Prompt
Retype each line of the material exactly, please, skipping any picture in it.

Source data

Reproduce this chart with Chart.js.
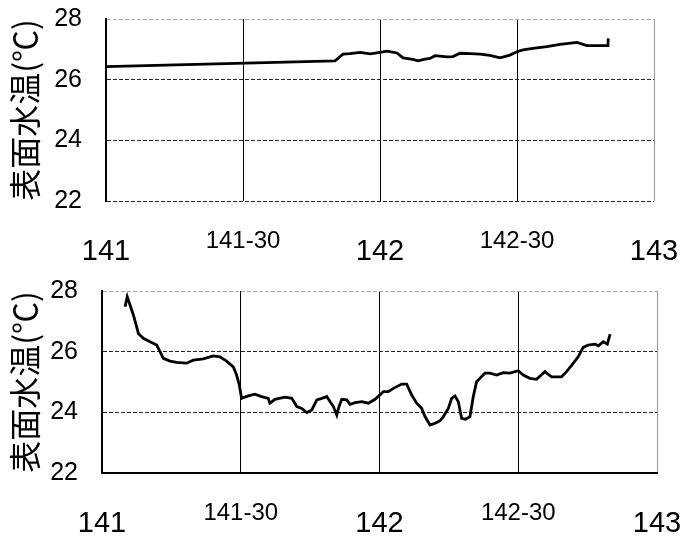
<!DOCTYPE html>
<html>
<head>
<meta charset="utf-8">
<script src="https://cdn.jsdelivr.net/npm/chart.js@4.4.0/dist/chart.umd.min.js"></script>
<style>
  html, body { margin: 0; padding: 0; background: #fff; }
  .panel { position: absolute; left: 0; width: 700px; height: 270px; }
</style>
</head>
<body>
<div class="panel" style="top:0"><canvas id="top-chart" width="700" height="270"></canvas></div>
<div class="panel" style="top:270px"><canvas id="bottom-chart" width="700" height="270"></canvas></div>
<script>
// axis ticks
const xTicks = [141, 141.5, 142, 142.5, 143]
const xTickLabels = ['141', '141-30', '142', '142-30', '143']
const yTicks = [22, 24, 26, 28]
const yTitle = '表面水温(℃)'

// upper panel (longitude, SST)
const topLon = [141.000, 141.836, 141.865, 141.891, 141.927, 141.964, 142.000, 142.026, 142.062, 142.084,
  142.120, 142.139, 142.164, 142.182, 142.201, 142.245, 142.266, 142.292, 142.328, 142.365,
  142.401, 142.438, 142.474, 142.500, 142.522, 142.558, 142.609, 142.657, 142.719, 142.755,
  142.832, 142.833]
const topTemp = [26.43, 26.62, 26.84, 26.86, 26.90, 26.85, 26.90, 26.94, 26.88, 26.72,
  26.67, 26.62, 26.68, 26.70, 26.79, 26.75, 26.76, 26.87, 26.86, 26.84,
  26.80, 26.72, 26.81, 26.92, 26.98, 27.03, 27.09, 27.16, 27.23, 27.12,
  27.12, 27.36]

// lower panel
const bottomLon = [141.083, 141.091, 141.101, 141.113, 141.123, 141.131, 141.149, 141.173, 141.197, 141.209,
  141.221, 141.245, 141.269, 141.305, 141.329, 141.365, 141.401, 141.425, 141.449, 141.473,
  141.485, 141.495, 141.503, 141.527, 141.551, 141.575, 141.599, 141.605, 141.623, 141.659,
  141.684, 141.702, 141.720, 141.738, 141.756, 141.774, 141.792, 141.810, 141.822, 141.834,
  141.846, 141.854, 141.864, 141.882, 141.894, 141.912, 141.936, 141.960, 141.984, 142.014,
  142.032, 142.050, 142.080, 142.098, 142.116, 142.134, 142.152, 142.164, 142.182, 142.200,
  142.218, 142.230, 142.248, 142.260, 142.272, 142.284, 142.296, 142.310, 142.326, 142.338,
  142.350, 142.362, 142.380, 142.398, 142.422, 142.446, 142.470, 142.500, 142.518, 142.542,
  142.566, 142.596, 142.620, 142.656, 142.674, 142.693, 142.716, 142.734, 142.752, 142.777,
  142.789, 142.806, 142.821, 142.831]
const bottomTemp = [27.48, 27.81, 27.54, 27.21, 26.88, 26.60, 26.44, 26.33, 26.22, 26.00,
  25.78, 25.69, 25.65, 25.62, 25.72, 25.76, 25.86, 25.83, 25.69, 25.50,
  25.23, 24.90, 24.46, 24.54, 24.60, 24.52, 24.46, 24.30, 24.43, 24.50,
  24.46, 24.19, 24.13, 23.99, 24.08, 24.41, 24.46, 24.52, 24.35, 24.19,
  23.91, 24.19, 24.43, 24.41, 24.26, 24.32, 24.35, 24.30, 24.43, 24.68,
  24.68, 24.79, 24.93, 24.93, 24.57, 24.30, 24.13, 23.86, 23.58, 23.64,
  23.72, 23.86, 24.13, 24.46, 24.54, 24.35, 23.80, 23.77, 23.86, 24.52,
  25.01, 25.12, 25.29, 25.29, 25.23, 25.31, 25.29, 25.37, 25.23, 25.12,
  25.09, 25.34, 25.17, 25.17, 25.34, 25.56, 25.83, 26.14, 26.22, 26.25,
  26.19, 26.33, 26.25, 26.58]

const makeChart = (id, lon, temp, box) => {
  const points = lon.map((v, i) => ({ x: v, y: temp[i] }))
  const ctx = document.getElementById(id).getContext('2d')
  return new Chart(ctx, {
    type: 'line',
    data: {
      datasets: [{
        data: points,
        borderColor: '#000',
        borderWidth: 2.8,
        pointRadius: 0,
        tension: 0,
        fill: false,
      }],
    },
    options: {
      responsive: false,
      animation: false,
      layout: { padding: { top: box.top, right: box.right, left: 0, bottom: 0 } },
      plugins: { legend: { display: false }, tooltip: { enabled: false } },
      scales: {
        x: {
          type: 'linear',
          min: 141,
          max: 143,
          afterBuildTicks: (scale) => { scale.ticks = xTicks.map(v => ({ value: v })) },
          afterFit: (scale) => { scale.height = box.xHeight },
          ticks: {
            autoSkip: false,
            maxRotation: 0,
            padding: 6,
            color: '#000',
            callback: (value, index) => xTickLabels[index],
            // whole degrees sit lower and bigger than the "-30" labels
            font: (c) => {
              const v = c.tick ? c.tick.value : 141
              return Number.isInteger(v)
                ? { family: "'Liberation Sans', Arial, sans-serif", size: 29, lineHeight: '90px' }
                : { family: "'Liberation Sans', Arial, sans-serif", size: 24, lineHeight: '68px' }
            },
          },
          grid: {
            drawTicks: false,
            lineWidth: 1,
            color: (c) => (c.index === xTicks.length - 1 ? '#999' : '#000'),
          },
          border: { display: box.solidBottom, color: '#000', width: 2 },
        },
        y: {
          min: 22,
          max: 28,
          afterBuildTicks: (scale) => { scale.ticks = yTicks.map(v => ({ value: v })) },
          // keep the plot box where the original has it
          afterFit: (scale) => { scale.width = box.left; scale.paddingTop = 0; scale.paddingBottom = 0 },
          ticks: {
            padding: 24,
            color: '#000',
            font: { family: "'Liberation Sans', Arial, sans-serif", size: 25 },
          },
          grid: {
            drawTicks: false,
            lineWidth: 1,
            color: (c) => (c.tick && c.tick.value === 28 ? '#aaa' : '#222'),
          },
          border: { display: true, color: '#000', width: 2, dash: [4, 2] },
          title: {
            display: true,
            text: yTitle,
            color: '#000',
            font: { family: "'Noto Sans CJK JP', sans-serif", size: 32 },
            padding: { top: 6, bottom: 0 },
          },
        },
      },
    },
  })
}

makeChart('top-chart', topLon, topTemp, { left: 106, right: 46, top: 19, xHeight: 69, solidBottom: false })
makeChart('bottom-chart', bottomLon, bottomTemp, { left: 102, right: 43, top: 21, xHeight: 67, solidBottom: true })
</script>
</body>
</html>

Complete response
Reproduce this chart with Chart.js.
<!DOCTYPE html>
<html>
<head>
<meta charset="utf-8">
<script src="https://cdn.jsdelivr.net/npm/chart.js@4.4.0/dist/chart.umd.min.js"></script>
<style>
  html, body { margin: 0; padding: 0; background: #fff; }
  .panel { position: absolute; left: 0; width: 700px; height: 270px; }
</style>
</head>
<body>
<div class="panel" style="top:0"><canvas id="top-chart" width="700" height="270"></canvas></div>
<div class="panel" style="top:270px"><canvas id="bottom-chart" width="700" height="270"></canvas></div>
<script>
// axis ticks
const xTicks = [141, 141.5, 142, 142.5, 143]
const xTickLabels = ['141', '141-30', '142', '142-30', '143']
const yTicks = [22, 24, 26, 28]
const yTitle = '表面水温(℃)'

// upper panel (longitude, SST)
const topLon = [141.000, 141.836, 141.865, 141.891, 141.927, 141.964, 142.000, 142.026, 142.062, 142.084,
  142.120, 142.139, 142.164, 142.182, 142.201, 142.245, 142.266, 142.292, 142.328, 142.365,
  142.401, 142.438, 142.474, 142.500, 142.522, 142.558, 142.609, 142.657, 142.719, 142.755,
  142.832, 142.833]
const topTemp = [26.43, 26.62, 26.84, 26.86, 26.90, 26.85, 26.90, 26.94, 26.88, 26.72,
  26.67, 26.62, 26.68, 26.70, 26.79, 26.75, 26.76, 26.87, 26.86, 26.84,
  26.80, 26.72, 26.81, 26.92, 26.98, 27.03, 27.09, 27.16, 27.23, 27.12,
  27.12, 27.36]

// lower panel
const bottomLon = [141.083, 141.091, 141.101, 141.113, 141.123, 141.131, 141.149, 141.173, 141.197, 141.209,
  141.221, 141.245, 141.269, 141.305, 141.329, 141.365, 141.401, 141.425, 141.449, 141.473,
  141.485, 141.495, 141.503, 141.527, 141.551, 141.575, 141.599, 141.605, 141.623, 141.659,
  141.684, 141.702, 141.720, 141.738, 141.756, 141.774, 141.792, 141.810, 141.822, 141.834,
  141.846, 141.854, 141.864, 141.882, 141.894, 141.912, 141.936, 141.960, 141.984, 142.014,
  142.032, 142.050, 142.080, 142.098, 142.116, 142.134, 142.152, 142.164, 142.182, 142.200,
  142.218, 142.230, 142.248, 142.260, 142.272, 142.284, 142.296, 142.310, 142.326, 142.338,
  142.350, 142.362, 142.380, 142.398, 142.422, 142.446, 142.470, 142.500, 142.518, 142.542,
  142.566, 142.596, 142.620, 142.656, 142.674, 142.693, 142.716, 142.734, 142.752, 142.777,
  142.789, 142.806, 142.821, 142.831]
const bottomTemp = [27.48, 27.81, 27.54, 27.21, 26.88, 26.60, 26.44, 26.33, 26.22, 26.00,
  25.78, 25.69, 25.65, 25.62, 25.72, 25.76, 25.86, 25.83, 25.69, 25.50,
  25.23, 24.90, 24.46, 24.54, 24.60, 24.52, 24.46, 24.30, 24.43, 24.50,
  24.46, 24.19, 24.13, 23.99, 24.08, 24.41, 24.46, 24.52, 24.35, 24.19,
  23.91, 24.19, 24.43, 24.41, 24.26, 24.32, 24.35, 24.30, 24.43, 24.68,
  24.68, 24.79, 24.93, 24.93, 24.57, 24.30, 24.13, 23.86, 23.58, 23.64,
  23.72, 23.86, 24.13, 24.46, 24.54, 24.35, 23.80, 23.77, 23.86, 24.52,
  25.01, 25.12, 25.29, 25.29, 25.23, 25.31, 25.29, 25.37, 25.23, 25.12,
  25.09, 25.34, 25.17, 25.17, 25.34, 25.56, 25.83, 26.14, 26.22, 26.25,
  26.19, 26.33, 26.25, 26.58]

const makeChart = (id, lon, temp, box) => {
  const points = lon.map((v, i) => ({ x: v, y: temp[i] }))
  const ctx = document.getElementById(id).getContext('2d')
  return new Chart(ctx, {
    type: 'line',
    data: {
      datasets: [{
        data: points,
        borderColor: '#000',
        borderWidth: 2.8,
        pointRadius: 0,
        tension: 0,
        fill: false,
      }],
    },
    options: {
      responsive: false,
      animation: false,
      layout: { padding: { top: box.top, right: box.right, left: 0, bottom: 0 } },
      plugins: { legend: { display: false }, tooltip: { enabled: false } },
      scales: {
        x: {
          type: 'linear',
          min: 141,
          max: 143,
          afterBuildTicks: (scale) => { scale.ticks = xTicks.map(v => ({ value: v })) },
          afterFit: (scale) => { scale.height = box.xHeight },
          ticks: {
            autoSkip: false,
            maxRotation: 0,
            padding: 6,
            color: '#000',
            callback: (value, index) => xTickLabels[index],
            // whole degrees sit lower and bigger than the "-30" labels
            font: (c) => {
              const v = c.tick ? c.tick.value : 141
              return Number.isInteger(v)
                ? { family: "'Liberation Sans', Arial, sans-serif", size: 29, lineHeight: '90px' }
                : { family: "'Liberation Sans', Arial, sans-serif", size: 24, lineHeight: '68px' }
            },
          },
          grid: {
            drawTicks: false,
            lineWidth: 1,
            color: (c) => (c.index === xTicks.length - 1 ? '#999' : '#000'),
          },
          border: { display: box.solidBottom, color: '#000', width: 2 },
        },
        y: {
          min: 22,
          max: 28,
          afterBuildTicks: (scale) => { scale.ticks = yTicks.map(v => ({ value: v })) },
          // keep the plot box where the original has it
          afterFit: (scale) => { scale.width = box.left; scale.paddingTop = 0; scale.paddingBottom = 0 },
          ticks: {
            padding: 24,
            color: '#000',
            font: { family: "'Liberation Sans', Arial, sans-serif", size: 25 },
          },
          grid: {
            drawTicks: false,
            lineWidth: 1,
            color: (c) => (c.tick && c.tick.value === 28 ? '#aaa' : '#222'),
          },
          border: { display: true, color: '#000', width: 2, dash: [4, 2] },
          title: {
            display: true,
            text: yTitle,
            color: '#000',
            font: { family: "'Noto Sans CJK JP', sans-serif", size: 32 },
            padding: { top: 6, bottom: 0 },
          },
        },
      },
    },
  })
}

makeChart('top-chart', topLon, topTemp, { left: 106, right: 46, top: 19, xHeight: 69, solidBottom: false })
makeChart('bottom-chart', bottomLon, bottomTemp, { left: 102, right: 43, top: 21, xHeight: 67, solidBottom: true })
</script>
</body>
</html>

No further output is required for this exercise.